The preceding post defined two dimensions of concern when considering cleaning orifices. Before moving on, let’s now consider how the various types of contamination that might be found in an orifice and how each affects the cleaning task.
Liquids are common contaminants in orifices. Liquid contamination can result from manufacturing operations but also may be the result of use as in the orifice of a nozzle, for example. Liquids are usually the simplest contaminants to remove from orifices. This is because even if the orifice is completely obstructed by the contaminating liquid, the gross amount of the contamination can be removed by simply applying pressure to one end of the orifice thereby pushing it out the other end. This applies for virtually any width or length orifice. Once the contaminant has been sufficiently removed to allow cleaning liquid to penetrate the length of the orifice, cleaning of any residual liquid contaminant is dependent on mechanisms that will be discussed in more detail in ongoing blogs.

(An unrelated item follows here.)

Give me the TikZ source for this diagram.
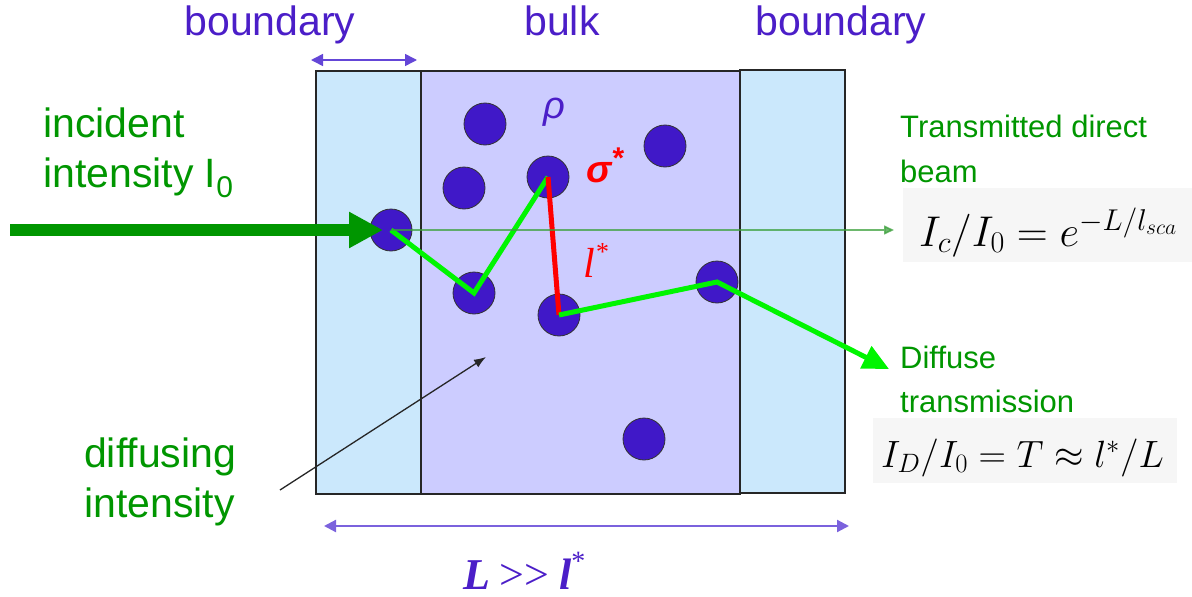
\RequirePackage{fix-cm}
\documentclass[tikz,border=0pt]{standalone}
\usepackage[no-math]{fontspec}
\setmainfont{Liberation Sans}
\newfontfamily\seriffam{Liberation Serif}
\usetikzlibrary{arrows.meta}
\definecolor{txtgreen}{RGB}{0,150,0}
\definecolor{txtpurple}{RGB}{75,30,200}
\definecolor{lblue}{RGB}{203,232,252}
\definecolor{lav}{RGB}{204,204,255}
\definecolor{partfill}{RGB}{64,24,200}
\definecolor{brightgreen}{RGB}{0,245,0}
\definecolor{thingreen}{RGB}{60,160,60}
\definecolor{arrpurple}{RGB}{100,70,215}
\definecolor{formbg}{RGB}{246,246,246}
\tikzset{
  particle/.style={circle, fill=partfill, draw=black!80, line width=0.8pt, minimum size=42pt, inner sep=0pt},
  slab/.style={draw=black!85, line width=1.4pt},
  gtext/.style={text=txtgreen, inner sep=0pt, anchor=base west, font=\fontsize{41}{49}\selectfont},
  gsmall/.style={text=txtgreen, inner sep=0pt, anchor=base west, font=\fontsize{31}{37}\selectfont},
  ptext/.style={text=txtpurple, inner sep=0pt, anchor=base, font=\fontsize{41}{49}\selectfont},
  formula/.style={inner sep=0pt, anchor=base west, font=\fontsize{38}{45}\selectfont},
  walk/.style={draw=brightgreen, line width=5pt},
  dimarrow/.style={draw=arrpurple, {Triangle[length=12pt,width=12pt]}-{Triangle[length=12pt,width=12pt]}, line width=1.6pt}
}
\begin{document}
\begin{tikzpicture}[x=1pt,y=-1pt]
\useasboundingbox (0,0) rectangle (1192,597);
% slabs
\draw[slab, fill=lblue] (316,71) rectangle (421,494);
\draw[slab, fill=lav] (421,71) rectangle (740,494);
\draw[slab, fill=lblue] (740,70) rectangle (845,493);
% formula backgrounds
\fill[formbg] (903,188) rectangle (1192,262);
\fill[formbg] (873,418) rectangle (1177,483);
% particles
\node[particle] (p1) at (391,230) {};
\node[particle] (p2) at (485,124) {};
\node[particle] (p3) at (464,188) {};
\node[particle] (p4) at (548,177) {};
\node[particle] (p5) at (665,146) {};
\node[particle] (p6) at (474,293) {};
\node[particle] (p7) at (559,315) {};
\node[particle] (p8) at (717,282) {};
\node[particle] (p9) at (644,439) {};
% random walk
\draw[walk] (p1.center) -- (p6.center) -- (p4.center);
\draw[red, line width=5pt] (p4.center) -- (p7.center);
\coordinate (dend) at (889,369);
\draw[walk, -{Triangle[length=26pt,width=24pt]}] (p7.center) -- (p8.center) -- (dend);
% incident beam
\coordinate (src) at (10,230);
\draw[txtgreen, line width=12pt, -{Triangle[length=34pt,width=34pt]}, shorten >=8pt] (src) -- (p1.center);
% transmitted direct beam
\coordinate (tend) at (894,230);
\draw[thingreen, opacity=0.75, line width=1.6pt, -{Triangle[length=10pt,width=9pt]}] (p1.center) -- (tend);
% diffusing intensity pointer
\coordinate (dstart) at (280,490);
\coordinate (dtip) at (486,357);
\draw[black!85, line width=1.3pt, -{Latex[length=12pt,width=9pt]}] (dstart) -- (dtip);
% dimension arrows
\coordinate (b1) at (311,60);
\coordinate (b2) at (417,60);
\draw[dimarrow] (b1) -- (b2);
\coordinate (L1) at (324,526);
\coordinate (L2) at (849,526);
\draw[dimarrow, line width=2.2pt, draw=arrpurple!85] (L1) -- (L2);
% labels top
\node[ptext] (tb1) at (270,35) {boundary};
\node[ptext] (tbulk) at (562,35) {bulk};
\node[ptext] (tb2) at (841,35) {boundary};
% symbols
\node[text=txtpurple, inner sep=0pt, anchor=base west, font=\fontsize{38}{45}\selectfont\itshape] (rho) at (543,118) {ρ};
\node[text=red, inner sep=0pt, anchor=base west, font=\fontsize{38}{45}\selectfont\bfseries\itshape] (sig) at (586,182) {σ\raisebox{0.35em}{\fontsize{30}{30}\selectfont*}};
\node[text=red, inner sep=0pt, anchor=base west, font=\fontsize{42}{50}\selectfont\seriffam\itshape] (lstar) at (583,277) {l\raisebox{0.4em}{\fontsize{26}{26}\selectfont*}};
% left labels
\node[gtext] (inc1) at (43,137) {incident};
\node[gtext] (inc2) at (43,187) {intensity I\raisebox{-0.25em}{\fontsize{30}{30}\selectfont 0}};
\node[gtext] (dif1) at (84,467) {diffusing};
\node[gtext] (dif2) at (84,517) {intensity};
% right labels
\node[gsmall] (tr1) at (900,137) {Transmitted direct};
\node[gsmall] (tr2) at (900,182) {beam};
\node[gsmall] (df1) at (900,368) {Diffuse};
\node[gsmall] (df2) at (900,412) {transmission};
\node[formula, font=\fontsize{43}{50}\selectfont] (f1) at (919,246) {$I_c/I_0=e^{-L/l_{sca}}$};
\node[formula] (f2) at (881,467) {$I_D/I_0=T\approx l^*/L$};
% L >> l*
\node[text=txtpurple, inner sep=0pt, anchor=base west, font=\fontsize{44}{52}\selectfont\seriffam] (Lrel) at (463,589) {\textbf{\textit{L}}\hspace{0.22em}>>\hspace{0.22em}\textbf{\textit{l}}\raisebox{0.42em}{\fontsize{28}{28}\selectfont*}};
\end{tikzpicture}
\end{document}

As you might imagine, solid contaminants present a significantly different challenge than liquids when it comes to removing them from an orifice. Solids may either partially or completely block an orifice. Solid material in an orifice might be either soluble or insoluble. Solids may be held in place by a number of different mechanisms ranging from adhesion (a hardened glue, for example) or something as weak as cohesive forces (fine particles from a grinding or broaching process, for example). Let’s look at these things and some of the interactions between them one at a time.
If an orifice is partially blocked by a solid there is a chance that a cleaning chemistry can be used to penetrate the length of the orifice and either dissolve or, in some cases, deliver sufficient mechanical energy to break the solid contaminant free so that it can be flushed out. If the orifice is completely blocked, the effectiveness of either of the above mechanisms will depend on being able to introduce liquid into the length of the orifice leading to the blockage and provide physical contact with it.

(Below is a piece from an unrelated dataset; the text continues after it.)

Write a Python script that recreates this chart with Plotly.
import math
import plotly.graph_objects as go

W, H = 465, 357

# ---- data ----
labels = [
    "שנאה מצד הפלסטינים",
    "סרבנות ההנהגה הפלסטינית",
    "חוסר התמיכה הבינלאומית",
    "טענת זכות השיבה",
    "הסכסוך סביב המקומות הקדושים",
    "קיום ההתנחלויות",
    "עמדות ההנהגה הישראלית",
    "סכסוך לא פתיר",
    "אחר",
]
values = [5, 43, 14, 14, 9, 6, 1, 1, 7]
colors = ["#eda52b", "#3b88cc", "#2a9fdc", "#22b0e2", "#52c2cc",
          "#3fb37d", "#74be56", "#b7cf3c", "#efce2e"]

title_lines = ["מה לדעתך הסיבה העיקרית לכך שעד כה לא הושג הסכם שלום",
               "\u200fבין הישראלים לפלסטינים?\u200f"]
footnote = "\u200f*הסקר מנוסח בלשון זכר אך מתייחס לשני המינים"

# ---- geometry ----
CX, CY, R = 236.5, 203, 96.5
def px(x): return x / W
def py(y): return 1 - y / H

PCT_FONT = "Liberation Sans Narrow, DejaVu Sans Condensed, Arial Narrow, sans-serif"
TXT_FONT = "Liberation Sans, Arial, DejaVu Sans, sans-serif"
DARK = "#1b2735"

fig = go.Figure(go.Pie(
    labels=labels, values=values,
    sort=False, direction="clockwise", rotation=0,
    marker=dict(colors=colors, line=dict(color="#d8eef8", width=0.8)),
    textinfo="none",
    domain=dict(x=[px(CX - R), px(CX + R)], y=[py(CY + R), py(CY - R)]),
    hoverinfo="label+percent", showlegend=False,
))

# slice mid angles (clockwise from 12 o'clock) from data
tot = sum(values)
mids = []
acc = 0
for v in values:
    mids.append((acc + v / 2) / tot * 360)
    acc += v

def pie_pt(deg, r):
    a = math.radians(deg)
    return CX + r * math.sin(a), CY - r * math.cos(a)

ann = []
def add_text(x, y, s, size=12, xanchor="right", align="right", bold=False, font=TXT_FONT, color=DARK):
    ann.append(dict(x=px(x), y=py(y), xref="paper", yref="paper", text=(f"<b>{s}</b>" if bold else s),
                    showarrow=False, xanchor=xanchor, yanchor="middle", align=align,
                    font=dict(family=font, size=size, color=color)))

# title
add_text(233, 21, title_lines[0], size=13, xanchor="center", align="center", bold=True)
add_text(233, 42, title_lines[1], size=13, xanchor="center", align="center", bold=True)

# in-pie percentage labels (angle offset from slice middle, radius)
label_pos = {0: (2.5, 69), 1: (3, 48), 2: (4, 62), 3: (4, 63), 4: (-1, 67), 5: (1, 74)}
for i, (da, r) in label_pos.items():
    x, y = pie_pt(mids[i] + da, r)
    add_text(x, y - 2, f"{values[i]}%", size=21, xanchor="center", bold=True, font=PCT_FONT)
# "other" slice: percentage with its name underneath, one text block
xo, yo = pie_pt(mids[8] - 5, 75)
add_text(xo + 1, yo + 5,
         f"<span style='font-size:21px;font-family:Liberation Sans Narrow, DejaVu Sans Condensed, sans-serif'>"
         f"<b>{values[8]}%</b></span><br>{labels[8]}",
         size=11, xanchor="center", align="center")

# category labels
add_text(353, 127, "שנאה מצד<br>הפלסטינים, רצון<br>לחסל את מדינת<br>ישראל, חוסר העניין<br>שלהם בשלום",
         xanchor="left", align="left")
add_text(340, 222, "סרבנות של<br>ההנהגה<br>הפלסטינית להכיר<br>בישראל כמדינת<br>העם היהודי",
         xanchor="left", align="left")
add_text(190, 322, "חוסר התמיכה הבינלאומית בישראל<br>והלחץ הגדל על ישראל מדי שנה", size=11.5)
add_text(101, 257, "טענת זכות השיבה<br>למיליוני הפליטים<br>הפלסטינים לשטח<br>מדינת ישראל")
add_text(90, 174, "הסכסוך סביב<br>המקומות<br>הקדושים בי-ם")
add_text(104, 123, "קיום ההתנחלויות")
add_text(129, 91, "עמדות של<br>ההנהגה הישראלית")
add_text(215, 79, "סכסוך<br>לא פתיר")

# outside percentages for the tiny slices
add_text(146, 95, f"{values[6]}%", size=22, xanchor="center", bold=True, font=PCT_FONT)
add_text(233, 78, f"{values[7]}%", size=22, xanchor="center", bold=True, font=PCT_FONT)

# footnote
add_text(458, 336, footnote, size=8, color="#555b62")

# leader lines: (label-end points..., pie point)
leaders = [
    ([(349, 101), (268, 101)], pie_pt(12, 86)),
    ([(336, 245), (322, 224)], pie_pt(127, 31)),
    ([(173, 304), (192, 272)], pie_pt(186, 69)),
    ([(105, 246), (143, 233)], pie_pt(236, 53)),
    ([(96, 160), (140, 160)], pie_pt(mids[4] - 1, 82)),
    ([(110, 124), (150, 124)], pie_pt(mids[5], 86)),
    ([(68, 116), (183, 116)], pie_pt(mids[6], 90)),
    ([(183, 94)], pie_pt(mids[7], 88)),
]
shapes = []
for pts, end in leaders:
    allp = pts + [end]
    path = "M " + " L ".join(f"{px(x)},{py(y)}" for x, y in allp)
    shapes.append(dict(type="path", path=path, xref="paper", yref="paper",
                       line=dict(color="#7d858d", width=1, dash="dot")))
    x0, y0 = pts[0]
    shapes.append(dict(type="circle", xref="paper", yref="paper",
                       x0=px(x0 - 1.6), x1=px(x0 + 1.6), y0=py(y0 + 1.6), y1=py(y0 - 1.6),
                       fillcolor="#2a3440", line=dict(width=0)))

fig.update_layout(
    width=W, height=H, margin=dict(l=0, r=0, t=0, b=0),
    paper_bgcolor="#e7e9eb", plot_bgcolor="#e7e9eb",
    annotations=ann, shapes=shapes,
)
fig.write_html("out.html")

Soluble solid contaminants are best removed using a chemistry that will dissolve them. Dissolution may be achieved using a simple flush. The use of other mechanisms depends on the geometry of the orifice. Non-soluble solid contaminants require some means of delivering sufficient mechanical energy to the attachment site to physically displace them.

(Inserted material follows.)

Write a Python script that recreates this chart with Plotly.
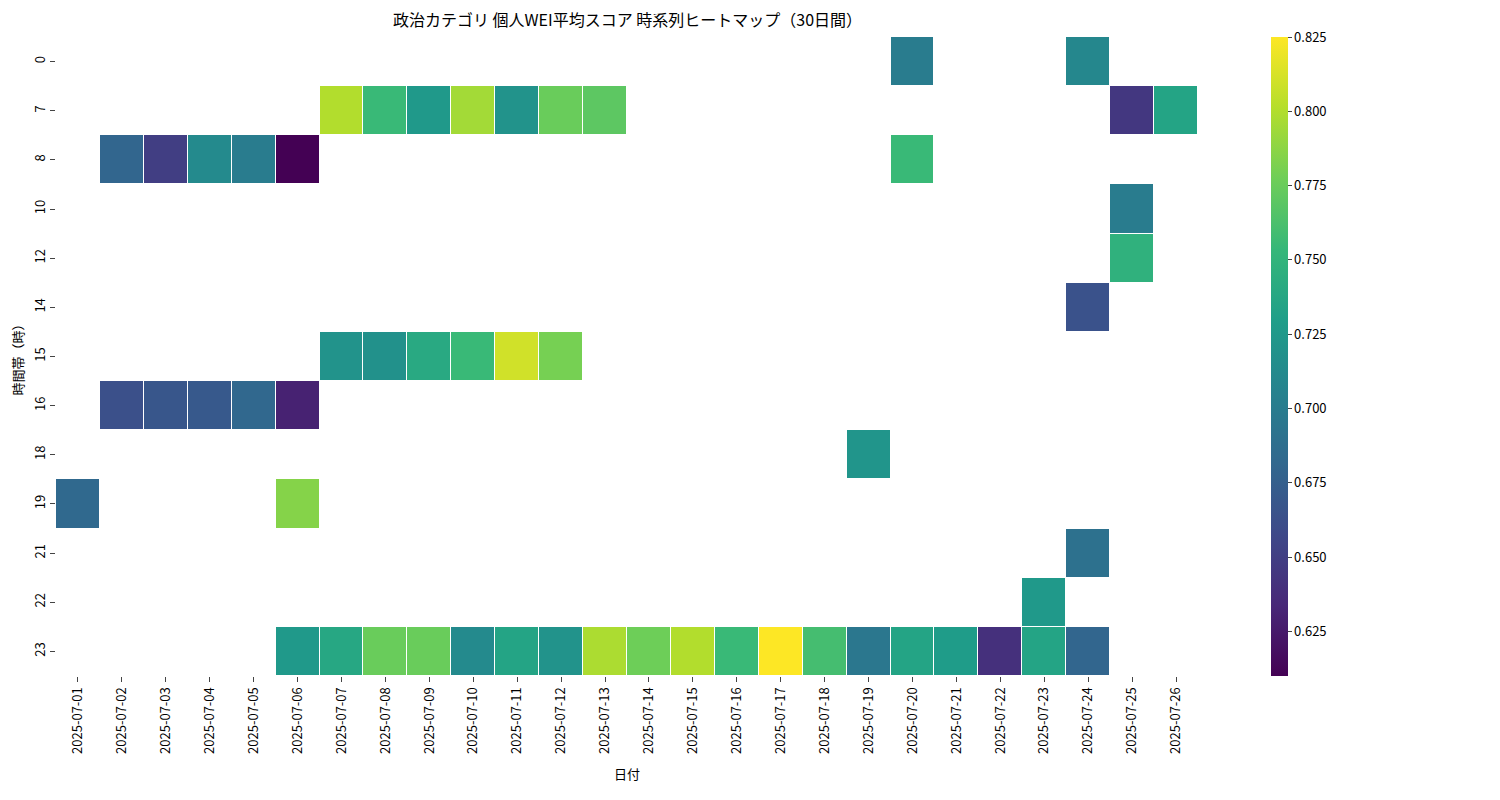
import plotly.graph_objects as go

dates = [f"2025-07-{d:02d}" for d in range(1, 27)]
hours = ["0", "7", "8", "10", "12", "14", "15", "16", "18", "19", "21", "22", "23"]
N = None
# values per hour row, columns = dates 07-01 .. 07-26
h0  = [N]*19 + [0.700, N, N, N, 0.710, N, N]
h7  = [N]*6 + [0.800, 0.755, 0.725, 0.795, 0.720, 0.775, 0.770] + [N]*11 + [0.645, 0.735]
h8  = [N, 0.680, 0.650, 0.712, 0.700, 0.610] + [N]*13 + [0.755] + [N]*6
h10 = [N]*24 + [0.700, N]
h12 = [N]*24 + [0.748, N]
h14 = [N]*23 + [0.665, N, N]
h15 = [N]*6 + [0.720, 0.718, 0.740, 0.755, 0.810, 0.780] + [N]*14
h16 = [N, 0.663, 0.668, 0.670, 0.682, 0.630] + [N]*20
h18 = [N]*18 + [0.722] + [N]*7
h19 = [0.683, N, N, N, N, 0.785] + [N]*20
h21 = [N]*23 + [0.690, N, N]
h22 = [N]*22 + [0.725, N, N, N]
h23 = [N]*5 + [0.725, 0.738, 0.775, 0.775, 0.712, 0.735, 0.720, 0.798, 0.777, 0.800,
                0.755, 0.825, 0.760, 0.695, 0.735, 0.728, 0.640, 0.735, 0.680, N, N]
z = [h0, h7, h8, h10, h12, h14, h15, h16, h18, h19, h21, h22, h23]

font = "Noto Sans CJK JP"
fig = go.Figure(go.Heatmap(
    z=z, x=dates, y=hours, colorscale="Viridis", zmin=0.61, zmax=0.825,
    xgap=1, ygap=1, hoverongaps=False,
    colorbar=dict(x=1.055, xanchor="left", y=0, yanchor="bottom", len=1, lenmode="fraction",
                  ypad=0, thickness=17, outlinewidth=0, ticks="outside", ticklen=4,
                  tickvals=[0.625, 0.65, 0.675, 0.7, 0.725, 0.75, 0.775, 0.8, 0.825],
                  tickformat=".3f", tickfont=dict(size=13, family=font)),
))
fig.update_layout(
    width=1500, height=800, plot_bgcolor="white", paper_bgcolor="white",
    margin=dict(l=48, r=310, t=29, b=132, autoexpand=False),
    font=dict(family=font, color="black"),
    title=dict(text="政治カテゴリ 個人WEI平均スコア 時系列ヒートマップ（30日間）", x=0.413, xanchor="center",
               xref="container", yref="container", y=0.985, yanchor="middle",
               automargin=False, font=dict(size=16)),
    xaxis=dict(type="category", title=dict(text="日付", font=dict(size=13), standoff=16), tickangle=-90,
               ticks="outside", ticklen=5, tickfont=dict(size=13), showgrid=False, zeroline=False,
               automargin=False),
    yaxis=dict(type="category", title=dict(text="時間帯（時）", font=dict(size=13), standoff=14),
               autorange="reversed", tickangle=-90, ticks="outside", ticklen=5, tickfont=dict(size=13),
               showgrid=False, zeroline=False, automargin=False),
)
fig.write_html("out.html")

In cases where insoluble solids are adhered along the length of an orifice the removal mechanism nearly always involves the delivery of mechanical energy. Sometimes a simple flushing with liquid is adequate to do the job but in many cases more energy than can be delivered by moving liquid is required.
Note – An especially difficult (almost nearly impossible) to remove contaminant is a solid particle that is wedged into an orifice along its length. Curled chips which are made “springy” by the cutting process, for example, often defy removal by normal batch cleaning processes.
It is in such cases that probes, ultrasonics and other mechanisms are required. The effectiveness of these mechanical means depends on the geometry of the orifice and, to some degree, the placement of the orifice within its surrounding mass.
Subsequent blogs will discuss means of delivering mechanical energy within an orifice and how geometry may affect the ability to do this.